What is required
Identify and copy all lines of the material where the string "that" is found.

-- BEGIN Working data --

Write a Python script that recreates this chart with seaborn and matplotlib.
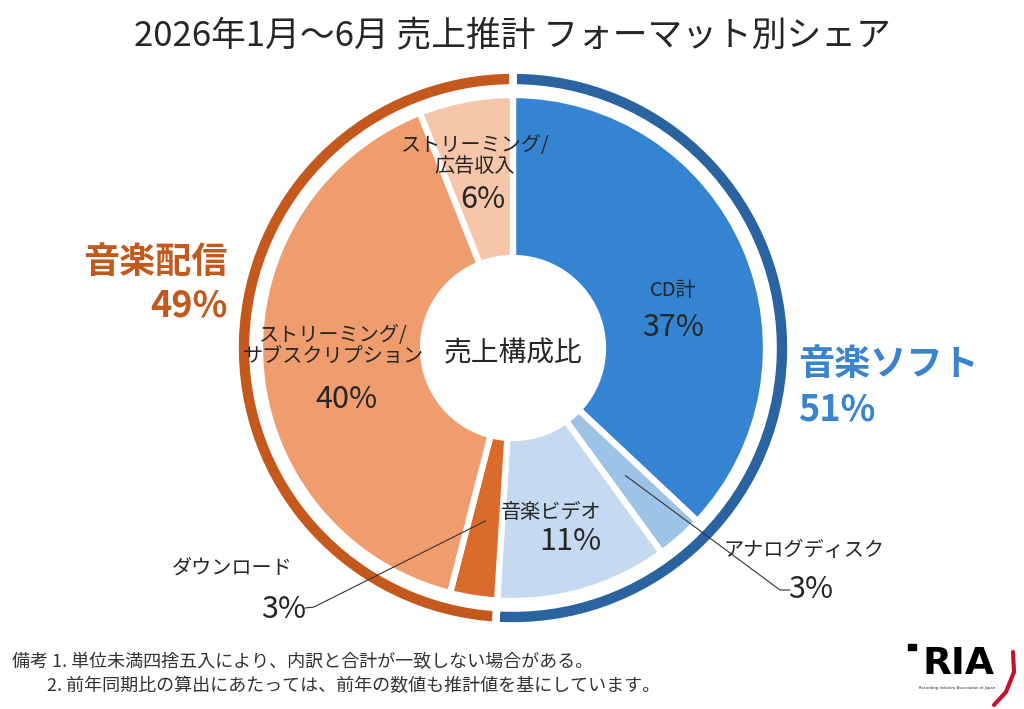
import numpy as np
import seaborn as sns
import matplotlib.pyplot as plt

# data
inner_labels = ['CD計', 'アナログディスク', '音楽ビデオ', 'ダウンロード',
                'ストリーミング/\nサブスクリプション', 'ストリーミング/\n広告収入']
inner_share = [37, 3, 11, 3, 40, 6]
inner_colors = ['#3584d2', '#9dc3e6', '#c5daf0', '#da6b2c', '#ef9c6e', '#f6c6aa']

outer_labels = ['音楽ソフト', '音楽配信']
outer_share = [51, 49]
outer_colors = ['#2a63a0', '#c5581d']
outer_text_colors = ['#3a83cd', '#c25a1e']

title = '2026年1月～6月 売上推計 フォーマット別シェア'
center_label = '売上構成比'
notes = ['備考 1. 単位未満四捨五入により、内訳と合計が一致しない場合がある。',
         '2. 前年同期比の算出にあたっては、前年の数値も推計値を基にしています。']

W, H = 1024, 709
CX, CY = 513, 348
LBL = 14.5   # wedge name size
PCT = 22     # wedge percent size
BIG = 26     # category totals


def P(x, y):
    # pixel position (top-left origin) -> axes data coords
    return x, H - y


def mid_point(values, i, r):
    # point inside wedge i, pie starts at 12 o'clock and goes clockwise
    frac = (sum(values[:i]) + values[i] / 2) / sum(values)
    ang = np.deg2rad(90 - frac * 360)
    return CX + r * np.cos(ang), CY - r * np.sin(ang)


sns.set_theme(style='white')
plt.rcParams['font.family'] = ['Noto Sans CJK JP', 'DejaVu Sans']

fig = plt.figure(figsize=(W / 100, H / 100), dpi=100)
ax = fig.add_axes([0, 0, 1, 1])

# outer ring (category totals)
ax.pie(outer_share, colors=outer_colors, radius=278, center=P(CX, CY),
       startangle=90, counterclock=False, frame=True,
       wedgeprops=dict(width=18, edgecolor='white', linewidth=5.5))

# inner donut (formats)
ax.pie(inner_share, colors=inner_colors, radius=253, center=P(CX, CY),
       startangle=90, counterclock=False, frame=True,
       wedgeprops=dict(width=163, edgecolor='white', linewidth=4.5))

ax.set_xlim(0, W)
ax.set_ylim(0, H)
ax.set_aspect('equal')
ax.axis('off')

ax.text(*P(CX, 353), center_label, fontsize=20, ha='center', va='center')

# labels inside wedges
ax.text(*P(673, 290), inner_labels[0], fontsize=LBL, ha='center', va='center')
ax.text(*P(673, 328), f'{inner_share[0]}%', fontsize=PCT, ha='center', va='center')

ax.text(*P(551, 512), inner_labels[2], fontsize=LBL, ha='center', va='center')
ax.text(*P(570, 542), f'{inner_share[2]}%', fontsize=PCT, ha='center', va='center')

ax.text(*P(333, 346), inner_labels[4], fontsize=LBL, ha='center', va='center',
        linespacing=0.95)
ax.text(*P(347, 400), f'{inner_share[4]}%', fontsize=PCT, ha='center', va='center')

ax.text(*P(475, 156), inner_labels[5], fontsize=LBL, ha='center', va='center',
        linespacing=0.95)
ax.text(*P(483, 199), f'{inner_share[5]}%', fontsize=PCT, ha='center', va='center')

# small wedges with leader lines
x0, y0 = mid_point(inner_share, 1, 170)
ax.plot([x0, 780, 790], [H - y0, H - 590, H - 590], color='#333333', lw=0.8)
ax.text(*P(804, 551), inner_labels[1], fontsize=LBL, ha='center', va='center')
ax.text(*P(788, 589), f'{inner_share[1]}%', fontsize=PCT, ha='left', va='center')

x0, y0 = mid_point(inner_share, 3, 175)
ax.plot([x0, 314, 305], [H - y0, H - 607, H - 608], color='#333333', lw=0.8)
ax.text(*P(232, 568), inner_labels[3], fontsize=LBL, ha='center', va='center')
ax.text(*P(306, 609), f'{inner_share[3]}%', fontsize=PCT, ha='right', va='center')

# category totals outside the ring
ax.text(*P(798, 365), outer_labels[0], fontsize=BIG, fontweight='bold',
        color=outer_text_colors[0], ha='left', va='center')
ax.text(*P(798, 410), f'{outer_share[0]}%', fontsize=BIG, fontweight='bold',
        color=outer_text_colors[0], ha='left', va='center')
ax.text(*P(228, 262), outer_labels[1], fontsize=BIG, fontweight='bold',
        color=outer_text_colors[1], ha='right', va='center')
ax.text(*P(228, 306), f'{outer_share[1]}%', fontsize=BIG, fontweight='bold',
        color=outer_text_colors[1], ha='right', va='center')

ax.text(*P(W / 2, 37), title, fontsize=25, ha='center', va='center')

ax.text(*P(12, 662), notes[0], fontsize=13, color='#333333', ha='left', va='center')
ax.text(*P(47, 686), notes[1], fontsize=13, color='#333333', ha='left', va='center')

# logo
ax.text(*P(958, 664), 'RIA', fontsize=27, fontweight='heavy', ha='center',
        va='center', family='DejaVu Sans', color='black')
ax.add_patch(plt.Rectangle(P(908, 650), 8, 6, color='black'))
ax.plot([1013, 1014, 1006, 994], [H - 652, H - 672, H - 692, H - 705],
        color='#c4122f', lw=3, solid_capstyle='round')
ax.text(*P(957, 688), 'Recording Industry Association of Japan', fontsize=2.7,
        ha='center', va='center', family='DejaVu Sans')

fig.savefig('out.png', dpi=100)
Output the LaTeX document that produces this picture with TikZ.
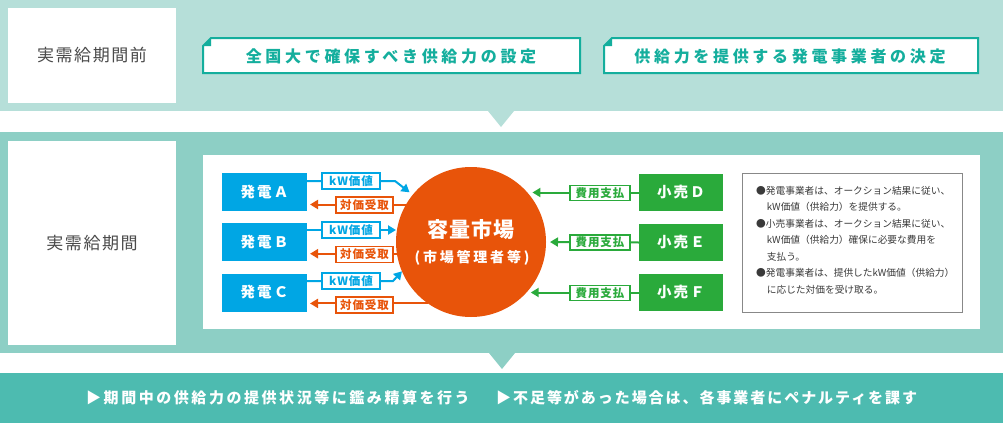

-- END Working data --

In response
Write a Python script that recreates this chart with seaborn and matplotlib.
Output the LaTeX document that produces this picture with TikZ.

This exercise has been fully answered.